One of the diameters of the circle circumscribing the rectangle ABCD is 4y = x+7. If A and B are the points (-3, 4) and (5, 4) respectively, then the area of the rectangle is

(a)${\text{ 21}} $

(b)${\text{ 32}} $

(c)${\text{ 35}} $

(d)${\text{ None of these}} $

Hint – In this question it is given that the circle circumscribe the rectangle ABCD. Two side coordinates of the rectangle and equation of diameter is also given. So use the general equation of circle which is${\left( {x - g} \right)^2} + {\left( {y - f} \right)^2} = {r^2}$, and satisfy the points of the rectangle as it must lie on circle as well. Using the diameter and above concept, take out the radius and center of the circle. Then the length of diagonal could be taken out. Use Pythagoras to find out the length and breadth and thus eventually area.

Complete step-by-step answer:

Let the general equation of the circle is

${\left( {x - g} \right)^2} + {\left( {y - f} \right)^2} = {r^2}$

Where (g, f) and r is the center and radius of the circle respectively.

Now it is given a circle circumscribing the rectangle ABCD (see figure).

Thus ABCD points touch the circle.

It is given that the coordinates of A = (-3, 4) and the coordinates of B = (5, 4)

So, these two points satisfy the equation of the circle.

$ \Rightarrow {\left( { - 3 - g} \right)^2} + {\left( {4 - f} \right)^2} = {r^2}$……………………….. (1)

And, $ \Rightarrow {\left( {5 - g} \right)^2} + {\left( {4 - f} \right)^2} = {r^2}$………………………. (2)

Now subtract equation (2) from equation (1) we have,

$ \Rightarrow {\left( { - 3 - g} \right)^2} + {\left( {4 - f} \right)^2} - {\left( {5 - g} \right)^2} - {\left( {4 - f} \right)^2} = {r^2} - {r^2}$

$ \Rightarrow {\left( { - 3 - g} \right)^2} - {\left( {5 - g} \right)^2} = 0$

Now simplify the above equation we have,

$ \Rightarrow 9 + {g^2} + 6g - 25 - {g^2} + 10g = 0$

$ \Rightarrow 16g = 16$

$ \Rightarrow g = 1$

Now it is given that one of the diameter of the circle is $4y = x + 7$.

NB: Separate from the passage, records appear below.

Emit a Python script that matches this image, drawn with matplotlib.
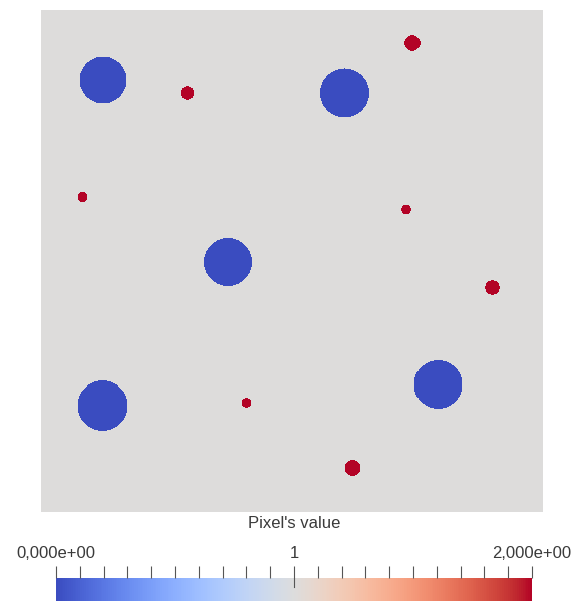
#!/usr/bin/env python3
"""Synthetic pixel field: large low-value discs and small high-value discs on a flat background."""

import matplotlib
matplotlib.use("Agg")
import matplotlib.pyplot as plt
import numpy as np


# domain is 0..100 in both directions
BACKGROUND = 1.0

blue_x = [12.4, 60.5, 37.2, 12.3, 79.1]
blue_y = [86.0, 83.4, 49.8, 21.2, 25.4]
blue_r = [4.7, 4.9, 4.8, 5.0, 4.8]
blue_value = 0.0

red_x = [74.0, 29.1, 8.3, 72.8, 89.9, 40.9, 62.1]
red_y = [93.4, 83.4, 62.8, 60.3, 44.7, 21.8, 8.8]
red_r = [1.55, 1.35, 1.0, 0.95, 1.45, 0.95, 1.6]
red_value = 2.0

cbar_ticks = [0.0, 1.0, 2.0]
cbar_labels = ["0,000e+00", "1", "2,000e+00"]
cbar_minor = np.round(np.arange(0.0, 2.01, 0.1), 2)

TEXT = "#3a3a3a"
N = 500


def build_field() -> np.ndarray:
    c = (np.arange(N) + 0.5) * 100.0 / N
    xx, yy = np.meshgrid(c, c)
    field = np.full((N, N), BACKGROUND)
    for x, y, r in zip(blue_x, blue_y, blue_r):
        field[(xx - x) ** 2 + (yy - y) ** 2 <= r ** 2] = blue_value
    for x, y, r in zip(red_x, red_y, red_r):
        field[(xx - x) ** 2 + (yy - y) ** 2 <= r ** 2] = red_value
    return field


def main() -> None:
    plt.rcParams["font.family"] = ["Liberation Sans", "DejaVu Sans"]
    fig = plt.figure(figsize=(5.76, 6.01), dpi=100)

    ax = fig.add_axes([40 / 576, 1 - 511.5 / 601, 502.5 / 576, 501.5 / 601])
    im = ax.imshow(build_field(), cmap="coolwarm", vmin=0.0, vmax=2.0,
                   origin="lower", extent=(0, 100, 0, 100), interpolation="nearest")
    ax.set_axis_off()

    fig.text(294 / 576, 1 - 524 / 601, "Pixel's value", ha="center", va="center",
             fontsize=12, color=TEXT)

    cax = fig.add_axes([56 / 576, 0.0, 476 / 576, 23 / 601])
    cbar = fig.colorbar(im, cax=cax, orientation="horizontal")
    cbar.outline.set_visible(False)
    cax.xaxis.set_ticks_position("top")
    cax.set_xticks(cbar_ticks)
    cax.set_xticklabels(cbar_labels)
    cax.set_xticks(cbar_minor, minor=True)
    cax.tick_params(axis="x", which="both", direction="out", length=8.6, width=0.8,
                    colors="#555555", labelcolor=TEXT, labelsize=12, pad=4)
    cax.axvline(1.0, ymin=0.61, ymax=1.0, color="#555555", linewidth=0.8)

    fig.savefig("out.png", dpi=100)
    plt.close(fig)


if __name__ == "__main__":
    main()
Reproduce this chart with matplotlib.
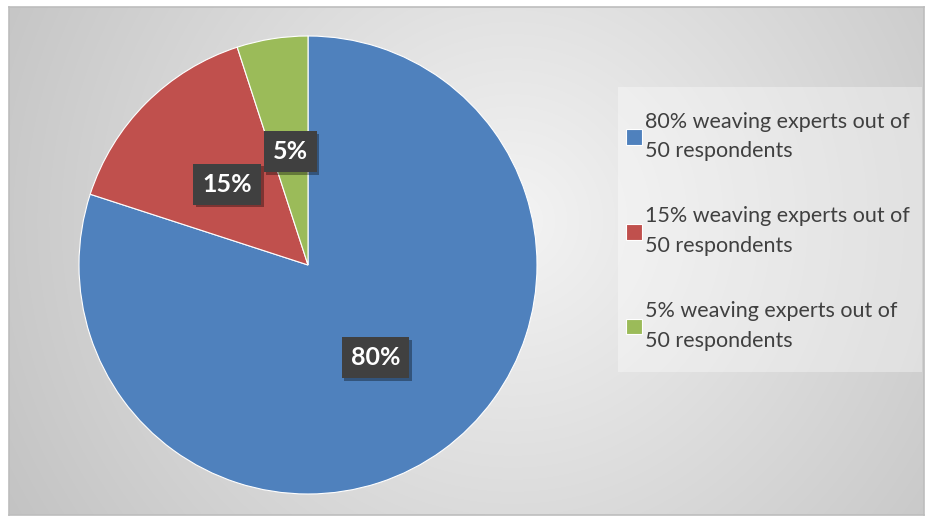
import numpy as np
import matplotlib
matplotlib.use("Agg")
import matplotlib.pyplot as plt
from matplotlib.patches import Rectangle
import matplotlib.patheffects as pe

categories = ["80% weaving experts out of\n50 respondents",
              "15% weaving experts out of\n50 respondents",
              "5% weaving experts out of\n50 respondents"]
values = [80, 15, 5]
colors = ["#4f81bd", "#c0504d", "#9bbb59"]

plt.rcParams['font.family'] = ['Lato', 'DejaVu Sans']

W, H = 927, 519
fig = plt.figure(figsize=(W / 100, H / 100), dpi=100)
fig.patch.set_facecolor("white")

# background chart area with radial gradient
bx0, by0, bw, bh = 9, 4, 915, 508
bg = fig.add_axes([bx0 / W, by0 / H, bw / W, bh / H])
yy, xx = np.mgrid[0:bh, 0:bw]
cx, cy = bw * 0.55, bh * 0.42
d = np.sqrt((xx - cx) ** 2 + (yy - cy) ** 2)
d = d / d.max()
g = 0.955 - 0.19 * d
img = np.dstack([g, g, g])
bg.imshow(img, aspect="auto", extent=(0, bw, 0, bh), origin="upper")
bg.set_xlim(0, bw)
bg.set_ylim(0, bh)
bg.set_xticks([])
bg.set_yticks([])
for s in bg.spines.values():
    s.set_color("#bdbdbd")
    s.set_linewidth(1.2)

# pie
cxp, cyp, r = 308, 265, 229
ax = fig.add_axes([(cxp - r) / W, (H - cyp - r) / H, 2 * r / W, 2 * r / H])
ax.set_facecolor("none")
wedges, texts, autotexts = ax.pie(
    values, colors=colors, startangle=90, counterclock=False,
    autopct="%1.0f%%", pctdistance=0.5, radius=1,
    wedgeprops=dict(edgecolor="white", linewidth=0.8),
    textprops=dict(color="white", fontsize=18, fontweight="bold"))
for t in autotexts:
    t.set_bbox(dict(boxstyle="square,pad=0.36", facecolor="#404040", edgecolor="none"))
    t.get_bbox_patch().set_path_effects([
        pe.SimplePatchShadow(offset=(2, -2), shadow_rgbFace="black", alpha=0.35),
        pe.Normal()])
ax.set_xlim(-1, 1)
ax.set_ylim(-1, 1)
ax.set_aspect("equal")
ax.axis("off")

# legend background box
lx0, ly0, lx1, ly1 = 618, 87, 922, 372
fig.patches.append(Rectangle((lx0 / W, 1 - ly1 / H), (lx1 - lx0) / W, (ly1 - ly0) / H,
                             transform=fig.transFigure, facecolor="white",
                             alpha=0.35, edgecolor="none", zorder=1))

leg = fig.legend(wedges, categories, loc="upper left",
                 bbox_to_anchor=(617 / W, 1 - 103 / H),
                 frameon=False, fontsize=15.5, labelcolor="#404040",
                 handlelength=0.75, handleheight=0.75, handletextpad=0.17,
                 labelspacing=2.1, borderaxespad=0)
for t in leg.get_texts():
    t.set_linespacing(1.6)

fig.savefig("out.png", dpi=100)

So, it passes through the center of the circle so it satisfies the point (g, f)

$ \Rightarrow 4f = g + 7$

Now substitute the value of g in above equation we have,

$ \Rightarrow 4f = 1 + 7 = 8$

$ \Rightarrow f = \dfrac{8}{4} = 2$

So, the center of the circle is (1, 2).

Now from equation (1) calculate the radius of the circle we have,

$ \Rightarrow {\left( { - 3 - 1} \right)^2} + {\left( {4 - 2} \right)^2} = {r^2}$

$ \Rightarrow {r^2} = 16 + 4 = 20$

$ \Rightarrow r = \sqrt {20} = 2\sqrt 5 $

So, the diameter of the circle is $ = 2r = 2 \times 2\sqrt 5 = 4\sqrt 5 $.

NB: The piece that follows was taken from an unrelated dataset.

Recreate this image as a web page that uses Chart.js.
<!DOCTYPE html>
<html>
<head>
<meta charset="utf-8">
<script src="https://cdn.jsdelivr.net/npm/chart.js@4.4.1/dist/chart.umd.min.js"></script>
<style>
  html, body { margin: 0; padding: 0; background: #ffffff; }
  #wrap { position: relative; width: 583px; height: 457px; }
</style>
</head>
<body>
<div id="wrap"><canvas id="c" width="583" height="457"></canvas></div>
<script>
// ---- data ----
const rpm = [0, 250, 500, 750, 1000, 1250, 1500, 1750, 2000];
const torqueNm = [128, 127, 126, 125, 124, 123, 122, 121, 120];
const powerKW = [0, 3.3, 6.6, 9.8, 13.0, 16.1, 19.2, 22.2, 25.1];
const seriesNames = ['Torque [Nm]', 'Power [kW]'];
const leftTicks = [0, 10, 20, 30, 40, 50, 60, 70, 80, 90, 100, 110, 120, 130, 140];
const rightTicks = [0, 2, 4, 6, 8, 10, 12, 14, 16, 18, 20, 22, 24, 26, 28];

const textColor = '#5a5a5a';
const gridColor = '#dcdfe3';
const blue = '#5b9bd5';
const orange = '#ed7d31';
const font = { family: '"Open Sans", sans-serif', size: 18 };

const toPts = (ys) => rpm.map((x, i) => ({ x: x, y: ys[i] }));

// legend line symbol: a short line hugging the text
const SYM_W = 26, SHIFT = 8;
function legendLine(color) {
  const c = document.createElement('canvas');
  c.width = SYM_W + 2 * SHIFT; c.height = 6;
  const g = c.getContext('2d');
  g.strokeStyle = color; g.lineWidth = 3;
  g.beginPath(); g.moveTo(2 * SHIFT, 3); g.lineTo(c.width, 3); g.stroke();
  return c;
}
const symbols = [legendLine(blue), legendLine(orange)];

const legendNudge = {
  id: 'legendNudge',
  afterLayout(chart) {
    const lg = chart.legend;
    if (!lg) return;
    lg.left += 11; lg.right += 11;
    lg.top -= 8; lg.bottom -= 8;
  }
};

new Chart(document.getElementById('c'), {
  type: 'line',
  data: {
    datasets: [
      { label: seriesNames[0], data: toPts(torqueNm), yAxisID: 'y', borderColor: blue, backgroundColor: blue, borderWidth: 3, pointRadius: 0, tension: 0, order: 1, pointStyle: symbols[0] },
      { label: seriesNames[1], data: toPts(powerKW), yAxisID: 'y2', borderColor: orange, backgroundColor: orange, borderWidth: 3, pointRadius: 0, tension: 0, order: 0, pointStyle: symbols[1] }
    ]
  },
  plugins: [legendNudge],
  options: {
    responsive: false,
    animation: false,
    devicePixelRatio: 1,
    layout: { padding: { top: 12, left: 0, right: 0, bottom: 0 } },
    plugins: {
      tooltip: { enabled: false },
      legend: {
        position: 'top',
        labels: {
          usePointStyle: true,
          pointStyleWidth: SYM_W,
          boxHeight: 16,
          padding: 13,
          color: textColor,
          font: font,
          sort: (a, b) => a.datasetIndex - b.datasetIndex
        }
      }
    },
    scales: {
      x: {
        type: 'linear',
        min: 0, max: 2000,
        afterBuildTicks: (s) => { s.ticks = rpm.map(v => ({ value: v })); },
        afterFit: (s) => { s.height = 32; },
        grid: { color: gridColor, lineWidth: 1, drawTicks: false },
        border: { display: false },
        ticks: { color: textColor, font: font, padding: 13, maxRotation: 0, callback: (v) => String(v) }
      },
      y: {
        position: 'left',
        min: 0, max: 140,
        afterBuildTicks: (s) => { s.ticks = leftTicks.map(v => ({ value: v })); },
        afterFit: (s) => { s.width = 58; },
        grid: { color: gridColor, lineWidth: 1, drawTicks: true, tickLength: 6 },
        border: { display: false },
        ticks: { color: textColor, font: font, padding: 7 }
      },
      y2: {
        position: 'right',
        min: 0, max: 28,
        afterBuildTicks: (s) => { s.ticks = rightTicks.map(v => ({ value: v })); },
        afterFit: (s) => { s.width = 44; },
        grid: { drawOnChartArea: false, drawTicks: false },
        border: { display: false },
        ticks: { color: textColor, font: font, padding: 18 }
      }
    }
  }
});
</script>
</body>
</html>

And the diameter is the diagonal of the rectangle.

$ \Rightarrow BD = 4\sqrt 5 $

Now calculate the distance AB.

As we know that the distance between two points is given as

$d = \sqrt {{{\left( {{x_2} - {x_1}} \right)}^2} + {{\left( {{y_2} - {y_1}} \right)}^2}} $

The coordinates of A = (-3, 4) and the coordinates of B = (5, 4).

So, the distance AB = $\sqrt {{{\left( {5 - \left( { - 3} \right)} \right)}^2} + {{\left( {4 - 4} \right)}^2}} $

$ \Rightarrow AB = \sqrt {{8^2}} = 8$

Now in the triangle ABD apply Pythagoras Theorem we have,

${\left( {{\text{Hypotenuse}}} \right)^2} = {\left( {{\text{Perpendicular}}} \right)^2} + {\left( {{\text{Base}}} \right)^2}$

$ \Rightarrow {\left( {BD} \right)^2} = {\left( {AB} \right)^2} + {\left( {AD} \right)^2}$

$ \Rightarrow {\left( {AD} \right)^2} = {\left( {4\sqrt 5 } \right)^2} - {\left( 8 \right)^2}$

$ \Rightarrow {\left( {AD} \right)^2} = 80 - 64 = 16$

$ \Rightarrow AD = \sqrt {16} = 4$

Now as we know that the area (A) of the rectangle is length (AB) multiplied by breadth (AD).

$ \Rightarrow A = 8 \times 4 = 32$ Square unit.

Hence, option (b) is correct.

Note – Whenever we face such types of questions the key concept here is to have a good understanding of the general equation of circle. The diagrammatic representation of the information provided helps in better understanding of the geometry involved to help getting on the right track to reach the solution.